Why Urban Millennials Love Uniqlo
Will the rest of America learn to love it too?
Uniqlo was founded in 1984 in Hiroshima, Japan, as the Unique Clothing Warehouse—an ironic name for a manufacturer known for clothing that is in no way unique. A person can dress sock-to-cardigan in the company’s wares without announcing herself as a devotee of the brand. In an industry as label-oriented as fashion, such anonymity would seem to be a detriment to success. Today, however, Uniqlo has more than 2,000 stores in 15 countries. Its owner, Tadashi Yanai, is the richest person in Japan. Its parent company, Fast Retailing, is among the five largest clothing retailers in the world.
Only a small percentage of Uniqlo’s stores are located in the United States. But for a certain segment of American shoppers—young, urban, professional, practical—Uniqlo basics have become a cornerstone of the contemporary wardrobe. In America’s coastal cities, Uniqlo’s stores—on Newbury Street in Boston, in SoHo in New York, in San Francisco’s Union Square—are forever clotted with customers.
Part of the reason is cost: Because of its low prices—jeans retail for $40, a hoodie for $30, one of the brand’s signature down jackets for $70—Uniqlo is often compared to other big brands in the fast-fashion category, such as Zara and H&M. But the term fits those companies more snugly. Zara endeavors to reproduce the latest couture trends for the masses: Balenciaga recently made a platform sneaker that cost $795; a decent approximation of it can be found at Zara for $34.99. H&M is a one-stop shop for hyper-trendy items—velvet pants, a beaded sweater, a sequined halter dress—at prices that make them easily replaceable when they inevitably become passé.

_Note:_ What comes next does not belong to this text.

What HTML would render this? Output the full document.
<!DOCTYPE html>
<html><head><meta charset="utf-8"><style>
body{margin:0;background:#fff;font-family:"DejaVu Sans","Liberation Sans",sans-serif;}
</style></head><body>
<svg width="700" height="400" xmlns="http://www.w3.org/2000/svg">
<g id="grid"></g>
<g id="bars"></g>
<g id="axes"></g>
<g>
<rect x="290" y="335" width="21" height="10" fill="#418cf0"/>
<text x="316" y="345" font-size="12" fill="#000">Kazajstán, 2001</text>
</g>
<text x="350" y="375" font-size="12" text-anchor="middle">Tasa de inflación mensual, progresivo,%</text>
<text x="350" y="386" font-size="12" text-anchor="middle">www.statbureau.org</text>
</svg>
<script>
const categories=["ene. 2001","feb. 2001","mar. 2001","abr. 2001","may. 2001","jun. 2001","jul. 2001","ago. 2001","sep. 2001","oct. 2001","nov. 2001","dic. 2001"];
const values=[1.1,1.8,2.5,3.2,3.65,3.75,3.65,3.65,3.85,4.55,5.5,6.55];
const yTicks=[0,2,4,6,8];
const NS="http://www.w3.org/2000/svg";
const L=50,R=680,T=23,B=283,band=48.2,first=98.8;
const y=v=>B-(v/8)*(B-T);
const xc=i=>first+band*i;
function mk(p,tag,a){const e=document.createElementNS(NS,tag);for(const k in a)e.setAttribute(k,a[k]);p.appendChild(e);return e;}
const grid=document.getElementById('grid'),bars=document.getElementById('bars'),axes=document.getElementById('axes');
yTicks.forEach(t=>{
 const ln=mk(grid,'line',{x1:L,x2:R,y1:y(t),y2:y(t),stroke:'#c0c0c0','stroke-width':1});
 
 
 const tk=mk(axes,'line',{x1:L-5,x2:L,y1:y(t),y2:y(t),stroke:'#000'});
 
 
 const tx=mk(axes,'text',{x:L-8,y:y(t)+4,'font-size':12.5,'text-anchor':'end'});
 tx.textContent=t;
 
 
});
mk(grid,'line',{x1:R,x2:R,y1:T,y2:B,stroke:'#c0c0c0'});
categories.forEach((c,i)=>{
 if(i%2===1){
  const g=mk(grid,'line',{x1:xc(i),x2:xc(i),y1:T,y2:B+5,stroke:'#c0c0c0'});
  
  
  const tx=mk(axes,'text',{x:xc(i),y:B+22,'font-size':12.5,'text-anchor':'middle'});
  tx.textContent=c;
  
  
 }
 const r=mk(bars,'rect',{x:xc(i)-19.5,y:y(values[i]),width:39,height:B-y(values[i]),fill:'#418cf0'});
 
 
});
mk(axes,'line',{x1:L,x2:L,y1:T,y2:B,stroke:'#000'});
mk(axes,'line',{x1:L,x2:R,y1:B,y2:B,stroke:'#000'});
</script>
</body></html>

Uniqlo isn’t in the business of chasing trends. Its staples—versatile black pants, reliable oxfords, crisp cotton socks—are available month after month, year after year. A more apt analogue would be the Gap. In its 1990s heyday, the Gap revolutionized American retailing by making basics cool. But the company eventually became a victim of its own success. “When [the Gap] tried to go from having a certain cachet to being in every single mall in every single town in America, the brand lost its edge,” Steve Rowen, a managing partner at Retail Systems Research, told me. Gap clothing became the uniform of suburban moms and dads. Despite the company’s efforts to make its khakis less baggy and its shirts slimmer, no one wants to fall into the Gap anymore—especially when you can get cheaper basics with cleaner lines at Uniqlo.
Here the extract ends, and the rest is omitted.